Improved model‐predictive‐flux‐control strategy for three‐phase four‐switch inverter‐fed flux‐reversal permanent magnet machine drives

In this study, an improved model‐predictive‐flux‐control (MPFC) is developed and implemented based on a three‐phase flux‐reversal permanent magnet (FRPM) machine drives fed by three‐phase four‐switch voltage‐source‐inverter (TPFS‐VSI) with fewer switches and lower costs. The voltage variations and offsets across the two DC‐link capacitors in this kind of inverter topology are suppressed by deriving an analytical expression of the DC‐link capacitor voltages to reveal the inherent relationship between capacitor voltages and phase currents.

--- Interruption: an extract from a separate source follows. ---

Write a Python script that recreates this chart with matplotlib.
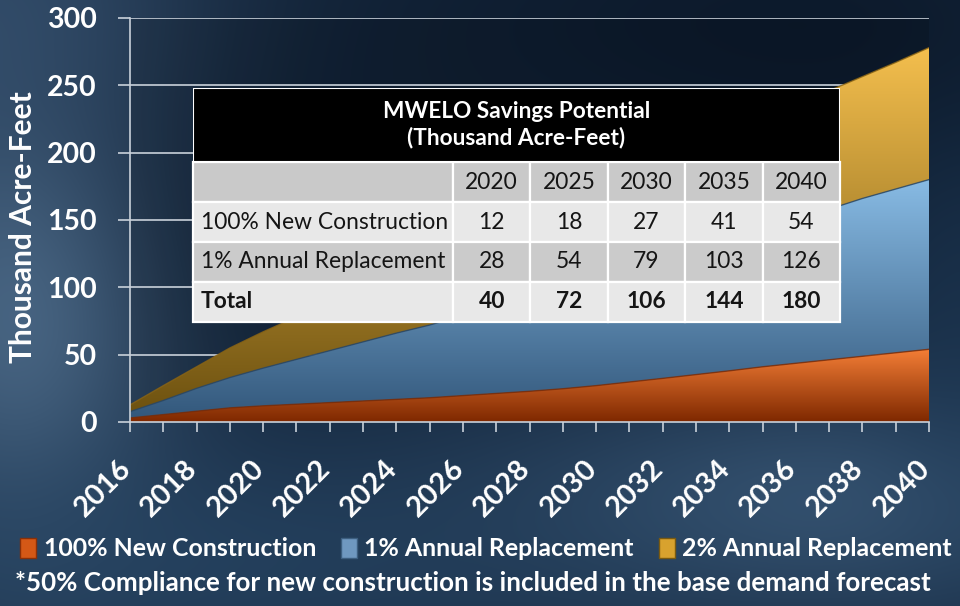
import numpy as np
import matplotlib
matplotlib.use("Agg")
import matplotlib.pyplot as plt
from matplotlib.colors import LinearSegmentedColormap, to_rgb
from matplotlib.patches import PathPatch, Patch, Rectangle
import matplotlib.transforms as mtransforms

# ---------------- data ----------------
years = list(range(2016, 2041))
new_construction = [3, 5.5, 8, 10.5, 12, 13.2, 14.4, 15.6, 16.8, 18, 19.6, 21.2, 22.8,
                    24.7, 27, 29.7, 32.4, 35.2, 38, 41, 43.6, 46.2, 48.8, 51.4, 54]
annual_1pct = [4.7, 10.5, 17, 22.5, 28, 33.3, 38.6, 43.9, 49.2, 54, 59.4, 64.8, 69.2,
               74.3, 79, 84.3, 88.6, 93.8, 98, 103, 107.4, 111.8, 117.2, 121.6, 126]
annual_2pct = [5, 11, 16, 22, 27, 31.5, 36, 40, 44, 48, 52, 56, 59, 63, 66, 69, 73,
               76, 79, 82, 85, 88, 90.5, 94, 98]
series_names = ["100% New Construction", "1% Annual Replacement", "2% Annual Replacement"]
x_tick_years = list(range(2016, 2041, 2))
y_ticks = [0, 50, 100, 150, 200, 250, 300]

table_title = "MWELO Savings Potential\n(Thousand Acre-Feet)"
table_years = ["2020", "2025", "2030", "2035", "2040"]
table_rows = ["100% New Construction", "1% Annual Replacement", "Total"]
table_new = [12, 18, 27, 41, 54]
table_repl = [28, 54, 79, 103, 126]
table_total = [40, 72, 106, 144, 180]

footnote = "*50% Compliance for new construction is included in the base demand forecast"

# ---------------- style ----------------
FONT = "Lato"
plt.rcParams["font.family"] = [FONT, "DejaVu Sans"]

W, H = 960, 606
fig = plt.figure(figsize=(W / 100, H / 100), dpi=100)

# background
yy, xx = np.mgrid[0:H, 0:W]
img = np.ones((H, W, 3)) * np.array(to_rgb("#15283f"))


def blob(img, cx, cy, sx, sy, color, strength):
    w = np.exp(-(((xx - cx) / sx) ** 2 + ((yy - cy) / sy) ** 2) / 2) * strength
    return img * (1 - w[..., None]) + np.array(to_rgb(color)) * w[..., None]


img = blob(img, 20, 300, 110, 190, "#51708f", 0.9)
img = blob(img, 0, 20, 170, 110, "#3b5878", 0.7)
img = blob(img, 820, 500, 260, 90, "#3e5e7e", 0.75)
img = blob(img, 200, 560, 300, 90, "#284766", 0.7)
img = blob(img, 960, 260, 60, 220, "#1f3b58", 0.5)
img = blob(img, 780, 30, 320, 110, "#0a1626", 0.8)
img = blob(img, 480, 170, 260, 140, "#0f1e31", 0.55)
img = np.clip(img, 0, 1)
bax = fig.add_axes([0, 0, 1, 1], zorder=-10)
bax.imshow(img, aspect="auto", extent=[0, 1, 0, 1], origin="upper")
bax.set_xlim(0, 1)
bax.set_ylim(0, 1)
bax.axis("off")

# main axes
L, R, T, B = 130, 929, 18, 422
ax = fig.add_axes([L / W, 1 - B / H, (R - L) / W, (B - T) / H])
ax.patch.set_facecolor("#000000")
ax.patch.set_alpha(0.12)

x = np.array(years, dtype=float)
s1 = np.array(new_construction, dtype=float)
s2 = s1 + np.array(annual_1pct, dtype=float)
s3 = s2 + np.array(annual_2pct, dtype=float)

grad = np.linspace(0, 1, 256).reshape(-1, 1)


def gradient_area(lower, upper, bottom_color, top_color, edge, z):
    poly = ax.fill_between(x, lower, upper, facecolor="none", edgecolor="none", zorder=z)
    path = poly.get_paths()[0]
    cmap = LinearSegmentedColormap.from_list("g", [bottom_color, top_color])
    im = ax.imshow(grad, extent=[x.min(), x.max(), lower.min(), upper.max()],
                   origin="lower", aspect="auto", cmap=cmap, zorder=z)
    pp = PathPatch(path, transform=ax.transData, facecolor="none", edgecolor="none")
    ax.add_patch(pp)
    im.set_clip_path(pp)
    ax.plot(x, upper, color=edge, lw=1.0, zorder=z + 0.1, alpha=0.8)


gradient_area(s2, s3, "#6e5210", "#f4bf4e", "#8a6414", 2)
gradient_area(s1, s2, "#33587c", "#88bbe4", "#2b4763", 3)
gradient_area(np.zeros_like(s1), s1, "#7e2800", "#f47e36", "#7a2c08", 4)

ax.set_xlim(2016, 2040)
ax.set_ylim(0, 300)

# grid / spines
ax.set_axisbelow(True)
ax.yaxis.grid(True, color="#c9d1da", lw=1.2)
ax.xaxis.grid(False)
for sp in ["top", "right"]:
    ax.spines[sp].set_visible(False)
for sp in ["left", "bottom"]:
    ax.spines[sp].set_color("#c9d1da")
    ax.spines[sp].set_linewidth(1.2)
    ax.spines[sp].set_zorder(6)

ax.set_yticks(y_ticks)
ax.set_yticklabels([str(v) for v in y_ticks])
ax.tick_params(axis="y", direction="out", length=9, width=1.2, color="#c9d1da",
               pad=15, labelsize=20.5, labelcolor="white")
for lab in ax.get_yticklabels():
    lab.set_fontweight("bold")

ax.set_xticks(years, minor=True)
ax.set_xticks(x_tick_years)
ax.set_xticklabels([str(v) for v in x_tick_years])
ax.tick_params(axis="x", which="both", direction="out", length=7, width=1.2,
               color="#c9d1da", pad=17, labelsize=21, labelcolor="white")
offset = mtransforms.ScaledTranslation(6 / 100, 0, fig.dpi_scale_trans)
for lab in ax.get_xticklabels():
    lab.set_rotation(45)
    lab.set_ha("right")
    lab.set_va("top")
    lab.set_fontweight("bold")
    lab.set_transform(lab.get_transform() + offset)

ax.set_ylabel("Thousand Acre-Feet", fontsize=21.5, fontweight="bold", color="white",
              va="center")
ax.yaxis.set_label_coords(-0.134, 0.483)

# ---------------- table ----------------
TL, TR, TT, TB = 193, 840, 88, 322
tax = fig.add_axes([TL / W, 1 - TB / H, (TR - TL) / W, (TB - TT) / H], zorder=10)
tax.set_xlim(0, 1)
tax.set_ylim(0, 1)
tax.axis("off")
body_h = 160 / (TB - TT)
tax.add_patch(Rectangle((0, body_h), 1, 1 - body_h, facecolor="black",
                        edgecolor="white", lw=1.5, transform=tax.transAxes))
tax.text(0.5, body_h + (1 - body_h) / 2, table_title, ha="center", va="center",
         color="white", fontsize=16.3, fontweight="bold", linespacing=1.25,
         transform=tax.transAxes)

cell_text = [[""] + table_years,
             [table_rows[0]] + [str(v) for v in table_new],
             [table_rows[1]] + [str(v) for v in table_repl],
             [table_rows[2]] + [str(v) for v in table_total]]
row_colors = ["#c9c9c9", "#e8e8e8", "#cbcbcb", "#e8e8e8"]
cell_colors = [[c] * 6 for c in row_colors]
first_w = 260 / (TR - TL)
col_w = (1 - first_w) / 5
tbl = tax.table(cellText=cell_text, cellColours=cell_colors,
                colWidths=[first_w] + [col_w] * 5, bbox=[0, 0, 1, body_h])
tbl.auto_set_font_size(False)
tbl.set_fontsize(16.4)
for (r, c), cell in tbl.get_celld().items():
    cell.set_edgecolor("white")
    cell.set_linewidth(1.6)
    t = cell.get_text()
    t.set_color("#151515")
    t.set_fontfamily(FONT)
    if c == 0:
        cell.PAD = 0.03
        t.set_ha("left")
    else:
        t.set_ha("center")
    if r == 3:
        t.set_fontweight("bold")

# ---------------- legend & footnote ----------------
handles = [Patch(facecolor="#d45816", edgecolor="#8a3008"),
           Patch(facecolor="#6f98c0", edgecolor="#3d5f80"),
           Patch(facecolor="#d8a22e", edgecolor="#7a5a10")]
fig.legend(handles, series_names, loc="center", bbox_to_anchor=(486 / W, 1 - 549 / H),
           ncol=3, frameon=False, labelcolor="white",
           prop={"family": FONT, "weight": "bold", "size": 17.9},
           handlelength=0.65, handleheight=0.9, handletextpad=0.3,
           columnspacing=1.0, borderaxespad=0)
fig.text(15 / W, 1 - 583 / H, footnote, ha="left", va="center", color="white",
         fontsize=18.75, fontweight="bold")

fig.savefig("out.png", dpi=100)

In addition, the calculation process of the stator flux‐linkage vector reference is simplified by adopting the dq ‐axes frame, and consequently, a precise predictive model is constructed for the stator flux‐linkage vector control. Then, both the steady and dynamic performances of the TPFS‐VSI‐fed FRPM machine under the developed MPFC are evaluated by simulations and experiments. Meanwhile, the inverter and machine losses of the FRPM machine driven system of TPFS‐ and TPSS‐VSI are measured for efficiency evaluation. The simulated and experimental results indicate that the developed MPFC not only offers the convergence of the DC‐link voltages fed by the TPFS‐VSI, but also improves the performance of the TPFS‐VSI‐fed FRPM machine drive in the low to medium speed applications.